Ce qui représente 82% de l’objectif de 665,000 personnes au premier trimestre.

« Globalement, si les prix continuent de grimper, l’accès aux aliments deviendra plus difficile, les stocks d’aliments s’épuiseront et le bétail deviendra plus faible et moins productif, avant de périr », a averti le représentant de la FAO pour l’Éthiopie, Amadou Allahoury.

« Aussitôt qu’il commencera à pleuvoir, la FAO projette de distribuer des semences et des aliments pour le bétail, ainsi que 100.000 brebis et chèvres aux ménages vulnérables et des paiements en espèces aux éleveurs pour permettre à ceux-ci de conduire les têtes de bétail affaiblies et non productives à l’abattoir. »

Il insiste sur le fait que la sécheresse en cours va bien au-delà d’une crise alimentaire – il s’agit avant tout d’une crise des moyens de subsistance.
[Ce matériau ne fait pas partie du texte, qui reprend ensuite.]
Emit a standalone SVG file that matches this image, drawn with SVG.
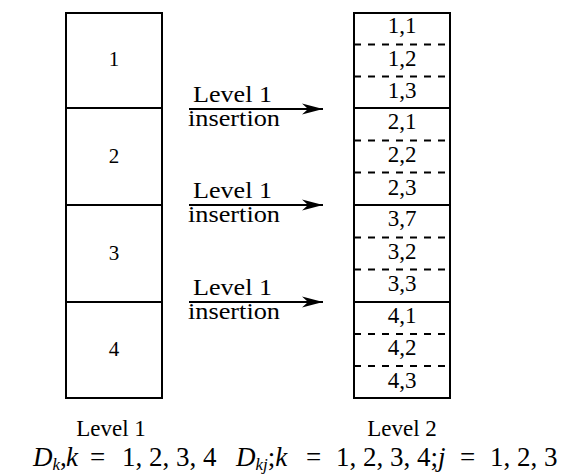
<svg xmlns="http://www.w3.org/2000/svg" width="567" height="475" viewBox="0 0 567 475">
<defs>
<style>
.box{fill:none;stroke:#000;stroke-width:2}
.dash{fill:none;stroke:#000;stroke-width:2;stroke-dasharray:7 7}
.t{font-family:"Liberation Serif","Times New Roman",serif;fill:#000}
.num{font-size:21px;text-anchor:middle}
.cell{font-size:23px;text-anchor:middle}
.lab{font-size:23px}
.it{font-style:italic}
.conn{stroke:#000;stroke-width:2;fill:none}
</style>
<marker id="ah" viewBox="0 0 22 12" refX="21" refY="6" markerWidth="22" markerHeight="12" markerUnits="userSpaceOnUse" orient="auto">
<path d="M21,6 L0,0.5 L6,6 L0,11.5 Z" fill="#000"/>
</marker>
</defs>
<rect width="567" height="475" fill="#fff"/>
<g id="level1">
<rect class="box" x="66" y="13" width="96" height="385"/>
<line class="box" x1="66" y1="108" x2="162" y2="108"/>
<line class="box" x1="66" y1="205" x2="162" y2="205"/>
<line class="box" x1="66" y1="302" x2="162" y2="302"/>
<text class="t num" x="114" y="66">1</text>
<text class="t num" x="114" y="163">2</text>
<text class="t num" x="114" y="260">3</text>
<text class="t num" x="114" y="356">4</text>
</g>
<g id="level2">
<rect class="box" x="354" y="13" width="96" height="385"/>
<line class="box" x1="354" y1="108" x2="450" y2="108"/>
<line class="box" x1="354" y1="205" x2="450" y2="205"/>
<line class="box" x1="354" y1="302" x2="450" y2="302"/>
<line class="dash" x1="354" y1="44.5" x2="450" y2="44.5"/>
<line class="dash" x1="354" y1="76.5" x2="450" y2="76.5"/>
<line class="dash" x1="354" y1="140.5" x2="450" y2="140.5"/>
<line class="dash" x1="354" y1="172.5" x2="450" y2="172.5"/>
<line class="dash" x1="354" y1="237.5" x2="450" y2="237.5"/>
<line class="dash" x1="354" y1="269.5" x2="450" y2="269.5"/>
<line class="dash" x1="354" y1="334" x2="450" y2="334"/>
<line class="dash" x1="354" y1="366" x2="450" y2="366"/>
<text class="t cell" x="402" y="33">1,1</text>
<text class="t cell" x="402" y="66">1,2</text>
<text class="t cell" x="402" y="98">1,3</text>
<text class="t cell" x="402" y="129">2,1</text>
<text class="t cell" x="402" y="162">2,2</text>
<text class="t cell" x="402" y="195">2,3</text>
<text class="t cell" x="402" y="226">3,7</text>
<text class="t cell" x="402" y="259">3,2</text>
<text class="t cell" x="402" y="291">3,3</text>
<text class="t cell" x="402" y="323">4,1</text>
<text class="t cell" x="402" y="355">4,2</text>
<text class="t cell" x="402" y="388">4,3</text>
</g>
<g id="connectors">
<line class="conn" x1="189" y1="109" x2="323" y2="109" marker-end="url(#ah)"/>
<line class="conn" x1="189" y1="205" x2="323" y2="205" marker-end="url(#ah)"/>
<line class="conn" x1="189" y1="302" x2="323" y2="302" marker-end="url(#ah)"/>
</g>
<g id="arrow-labels">
<text class="t lab" x="193" y="102" textLength="79" lengthAdjust="spacingAndGlyphs">Level 1</text>
<text class="t lab" x="188" y="126" textLength="92" lengthAdjust="spacingAndGlyphs">insertion</text>
<text class="t lab" x="193" y="198" textLength="79" lengthAdjust="spacingAndGlyphs">Level 1</text>
<text class="t lab" x="188" y="222" textLength="92" lengthAdjust="spacingAndGlyphs">insertion</text>
<text class="t lab" x="193" y="295" textLength="79" lengthAdjust="spacingAndGlyphs">Level 1</text>
<text class="t lab" x="188" y="319" textLength="92" lengthAdjust="spacingAndGlyphs">insertion</text>
</g>
<g id="captions">
<text class="t" font-size="23" x="111" y="436" text-anchor="middle">Level 1</text>
<text class="t" font-size="23" x="402" y="436" text-anchor="middle">Level 2</text>
<text class="t" font-size="27" y="466"><tspan x="33" class="it">D</tspan><tspan class="it" font-size="17" dy="4">k</tspan><tspan dy="-4">,</tspan><tspan class="it" x="66">k</tspan><tspan x="90">=</tspan><tspan x="122">1, 2, 3, 4</tspan></text>
<text class="t" font-size="27" y="466"><tspan x="236" class="it">D</tspan><tspan class="it" font-size="17" dy="4">kj</tspan><tspan dy="-4">;</tspan><tspan class="it">k</tspan><tspan x="306">=</tspan><tspan x="336">1, 2, 3, 4;</tspan><tspan class="it">j</tspan><tspan x="460">=</tspan><tspan x="490">1, 2, 3</tspan></text>
</g>
</svg>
En vertu du droit éthiopien, la terre est la propriété de l’État mais les occupants disposent de droits coutumiers. En 2010, l’Éthiopie a adopté une nouvelle politique agricole dans le cadre de laquelle le gouvernement octroie 3 millions d’hectares de terres sous forme de crédit-bail (leasing) à des investisseurs étrangers majoritairement chinois, indiens et saoudiens du secteur de l’agrobusiness.

D’après le gouvernement, les investisseurs étrangers devront satisfaire les besoins alimentaires intérieurs avant de pouvoir commencer à exporter, en même temps qu’ils sont tenus d’améliorer le bien-être social des populations rurales.

« Vous ne pouvez pas parler des questions foncières, et encore moins maintenant que le pays s’affronte à l’insécurité alimentaire. Vous vous ferez arrêter pour ça », confie un fonctionnaire qui a accepté de parler sous couvert d’anonymat. «L’immense majorité des terres est exploitée par des étrangers à des fins agricoles, notamment pour la culture de riz dans la région du sud-ouest », dit-il. Bien qu’il ne soit pas aussi affecté par la sécheresse que le nord-ouest, c’est du sud-ouest que provient la majeure partie des denrées destinées au pays.

« C’est aussi vers cette région que les pasteurs emmèneraient paître leurs troupeaux depuis le nord, en temps de sécheresse, ce qu’ils ne peuvent désormais plus faire », indique le fonctionnaire. « C’est une des raisons pour lesquelles nous sommes confrontés à la pire famine dans notre pays. »

 
Cet article a été traduit de l’anglais.